Photo of Gal Zauberman

Gal Zauberman

Professor of Marketing

Professor of Psychology

Research Interests: judgment and decision-making, consumer behavior, consumer financial decision making, time and decisions, experiences over time, memory and choice

Links: CV

Professor Gal Zauberman studies consumer behavior, time in judgment and decision making, and memory for emotions and choice. In his research, Professor Zauberman focuses on factors that affect individuals' evaluations, preferences, and choice, with specific interest in the role of time in judgment and decision making. On this topic, Zauberman examines the psychological mechanisms that govern the way people develop preferences for outcomes in the future. He also studies how the pattern of a sequence of outcomes over time affects people's evaluation of a consumption sequence. More recently, he began work on how people evaluate forthcoming activities and how these activities affect their special memories for past events. The key idea is that people choose activities not just because of their immediate enjoyment, but because of how they relate to previous special memories.

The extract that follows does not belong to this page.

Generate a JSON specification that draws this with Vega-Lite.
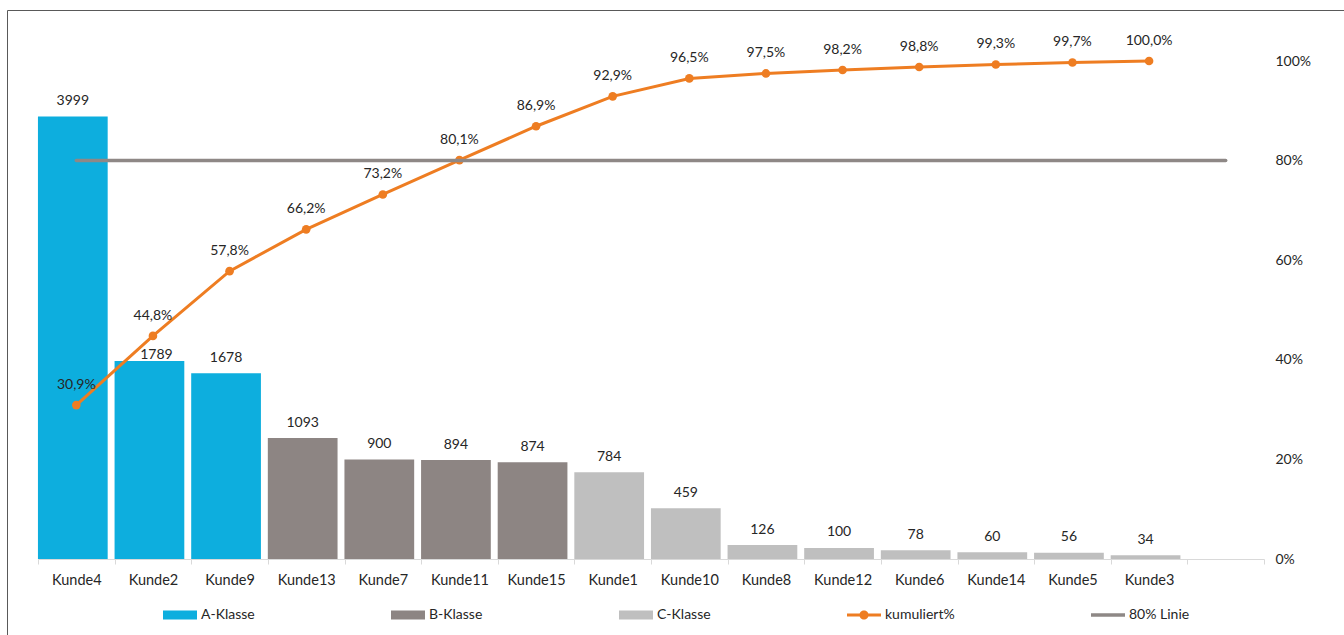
{
  "$schema": "https://vega.github.io/schema/vega-lite/v6.json",
  "width": 1337,
  "height": 625,
  "autosize": "none",
  "padding": {"left": 7, "top": 10, "right": 0, "bottom": 0},
  "background": "white",
  "datasets": {
    "kunden": [
      {"Kunde": "Kunde4", "Umsatz": 3999, "Klasse": "A-Klasse", "kumuliert": 0.309},
      {"Kunde": "Kunde2", "Umsatz": 1789, "Klasse": "A-Klasse", "kumuliert": 0.448},
      {"Kunde": "Kunde9", "Umsatz": 1678, "Klasse": "A-Klasse", "kumuliert": 0.578},
      {"Kunde": "Kunde13", "Umsatz": 1093, "Klasse": "B-Klasse", "kumuliert": 0.662},
      {"Kunde": "Kunde7", "Umsatz": 900, "Klasse": "B-Klasse", "kumuliert": 0.732},
      {"Kunde": "Kunde11", "Umsatz": 894, "Klasse": "B-Klasse", "kumuliert": 0.801},
      {"Kunde": "Kunde15", "Umsatz": 874, "Klasse": "B-Klasse", "kumuliert": 0.869},
      {"Kunde": "Kunde1", "Umsatz": 784, "Klasse": "C-Klasse", "kumuliert": 0.929},
      {"Kunde": "Kunde10", "Umsatz": 459, "Klasse": "C-Klasse", "kumuliert": 0.965},
      {"Kunde": "Kunde8", "Umsatz": 126, "Klasse": "C-Klasse", "kumuliert": 0.975},
      {"Kunde": "Kunde12", "Umsatz": 100, "Klasse": "C-Klasse", "kumuliert": 0.982},
      {"Kunde": "Kunde6", "Umsatz": 78, "Klasse": "C-Klasse", "kumuliert": 0.988},
      {"Kunde": "Kunde14", "Umsatz": 60, "Klasse": "C-Klasse", "kumuliert": 0.993},
      {"Kunde": "Kunde5", "Umsatz": 56, "Klasse": "C-Klasse", "kumuliert": 0.997},
      {"Kunde": "Kunde3", "Umsatz": 34, "Klasse": "C-Klasse", "kumuliert": 1.0}
    ],
    "achse": [
      {"Kunde": "Kunde4"}, {"Kunde": "Kunde2"}, {"Kunde": "Kunde9"}, {"Kunde": "Kunde13"},
      {"Kunde": "Kunde7"}, {"Kunde": "Kunde11"}, {"Kunde": "Kunde15"}, {"Kunde": "Kunde1"},
      {"Kunde": "Kunde10"}, {"Kunde": "Kunde8"}, {"Kunde": "Kunde12"}, {"Kunde": "Kunde6"},
      {"Kunde": "Kunde14"}, {"Kunde": "Kunde5"}, {"Kunde": "Kunde3"}, {"Kunde": " "}
    ]
  },
  "layer": [
    {
      "data": {"name": "kunden"},
      "layer": [
        {
          "mark": {"type": "bar", "width": {"band": 0.91}, "xOffset": -3.5},
          "encoding": {
            "x": {
              "field": "Kunde",
              "type": "nominal",
              "scale": {
                "domain": ["Kunde4", "Kunde2", "Kunde9", "Kunde13", "Kunde7", "Kunde11", "Kunde15", "Kunde1", "Kunde10", "Kunde8", "Kunde12", "Kunde6", "Kunde14", "Kunde5", "Kunde3", " "],
                "range": [31, 1257],
                "paddingInner": 0,
                "paddingOuter": 0
              },
              "axis": {
                "title": null,
                "orient": "bottom",
                "offset": -76,
                "tickBand": "extent",
                "tickSize": 5,
                "tickColor": "#D9D9D9",
                "domainColor": "#D9D9D9",
                "labelPadding": 9,
                "labelFontSize": 14.5,
                "labelColor": "#262626",
                "labelAngle": 0,
                "grid": false
              }
            },
            "y": {
              "field": "Umsatz",
              "type": "quantitative",
              "scale": {"domain": [0, 4500], "range": [549, 51]},
              "axis": null
            },
            "color": {
              "field": "Klasse",
              "type": "nominal",
              "scale": {
                "domain": ["A-Klasse", "B-Klasse", "C-Klasse", "kumuliert%", "80% Linie"],
                "range": ["#0DAEDE", "#8D8583", "#BFBFBF", "#EE7D22", "#8E8886"]
              },
              "legend": {
                "title": null,
                "orient": "none",
                "legendX": 156,
                "legendY": 588,
                "direction": "horizontal",
                "columns": 5,
                "columnPadding": 136,
                "symbolSize": 1156,
                "symbolStrokeWidth": 0,
                "labelFontSize": 14,
                "labelColor": "#262626",
                "labelOffset": 4,
                "labelLimit": 200,
                "encode": {
                  "symbols": {
                    "update": {
                      "shape": {"signal": "datum.value === 'kumuliert%' ? 'M-1,-0.09H1V0.09H-1Z M-0.27,0A0.27,0.27 0 1,1 0.27,0A0.27,0.27 0 1,1 -0.27,0Z' : datum.value === '80% Linie' ? 'M-1,-0.1H1V0.1H-1Z' : 'M-1,-0.27H1V0.27H-1Z'"},
                      "fill": {"signal": "scale('color', datum.value)"},
                      "stroke": {"value": "transparent"},
                      "opacity": {"value": 1}
                    }
                  }
                }
              }
            }
          }
        },
        {
          "transform": [{"filter": "datum.Kunde !== 'Kunde2'"}],
          "mark": {"type": "text", "baseline": "alphabetic", "dy": -11.5, "xOffset": -3.5, "fontSize": 14, "color": "#262626"},
          "encoding": {
            "x": {"field": "Kunde", "type": "nominal"},
            "y": {"field": "Umsatz", "type": "quantitative"},
            "text": {"field": "Umsatz", "type": "quantitative", "format": "d"}
          }
        },
        {
          "transform": [{"filter": "datum.Kunde === 'Kunde2'"}],
          "mark": {"type": "text", "baseline": "alphabetic", "dy": -2, "xOffset": 3.5, "fontSize": 14, "color": "#262626"},
          "encoding": {
            "x": {"field": "Kunde", "type": "nominal"},
            "y": {"field": "Umsatz", "type": "quantitative"},
            "text": {"field": "Umsatz", "type": "quantitative", "format": "d"}
          }
        }
      ]
    },
    {
      "layer": [
        {
          "data": {"name": "kunden"},
          "mark": {"type": "line", "color": "#EE7D22", "strokeWidth": 3},
          "encoding": {
            "x": {"field": "Kunde", "type": "nominal"},
            "y": {
              "field": "kumuliert",
              "type": "quantitative",
              "scale": {"domain": [0, 1], "range": [549, 51]},
              "axis": {
                "title": null,
                "orient": "right",
                "offset": -80,
                "values": [0, 0.2, 0.4, 0.6, 0.8, 1],
                "format": ".0%",
                "ticks": false,
                "domain": false,
                "grid": false,
                "labelPadding": 11,
                "labelFontSize": 14,
                "labelColor": "#262626"
              }
            }
          }
        },
        {
          "data": {"name": "kunden"},
          "mark": {"type": "point", "filled": true, "size": 75, "opacity": 1, "color": "#EE7D22"},
          "encoding": {
            "x": {"field": "Kunde", "type": "nominal"},
            "y": {"field": "kumuliert", "type": "quantitative"}
          }
        },
        {
          "data": {"name": "kunden"},
          "mark": {"type": "text", "baseline": "alphabetic", "dy": -16, "fontSize": 14, "color": "#262626"},
          "encoding": {
            "x": {"field": "Kunde", "type": "nominal"},
            "y": {"field": "kumuliert", "type": "quantitative"},
            "text": {"field": "kumuliert", "type": "quantitative", "format": ".1%"}
          }
        },
        {
          "data": {"name": "achse"},
          "mark": {"type": "line", "color": "#8E8886", "strokeWidth": 3.5, "strokeCap": "round"},
          "encoding": {
            "x": {"field": "Kunde", "type": "nominal"},
            "y": {"datum": 0.8, "type": "quantitative"}
          }
        }
      ]
    }
  ],
  "resolve": {"scale": {"y": "independent"}},
  "config": {
    "font": "Lato",
    "locale": {
      "number": {"decimal": ",", "thousands": ".", "grouping": [3], "currency": ["", " €"]}
    },
    "view": {"stroke": "#595959", "strokeWidth": 1}
  }
}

Professor Zauberman's research has been published in top-tier academic journals including the Journal of Consumer Research, Journal of Experimental Psychology: General, the Journal of Marketing Research, Management Science, and Psychological Science. His work received international media coverage, including the New York Times, Scientific American, and others. He has won several awards and honors, among them the Early Career Award for Distinguished Contributions to Consumer Psychology, Young Scholars Program of the Marketing Science Institute and an honorable mention for the Association of Consumer Research's Robert Ferber Award. His teaching interests include courses in Consumer Behavior, Internet Marketing, Marketing Management and Marketing Research.

Professor Zauberman received his PhD in Marketing from Duke University (2000) and his B.A. in Economics and Psychology from The University of North Carolina, Chapel-Hill (1994). He is also a member of the graduate faculty of the Psychology Department at Penn.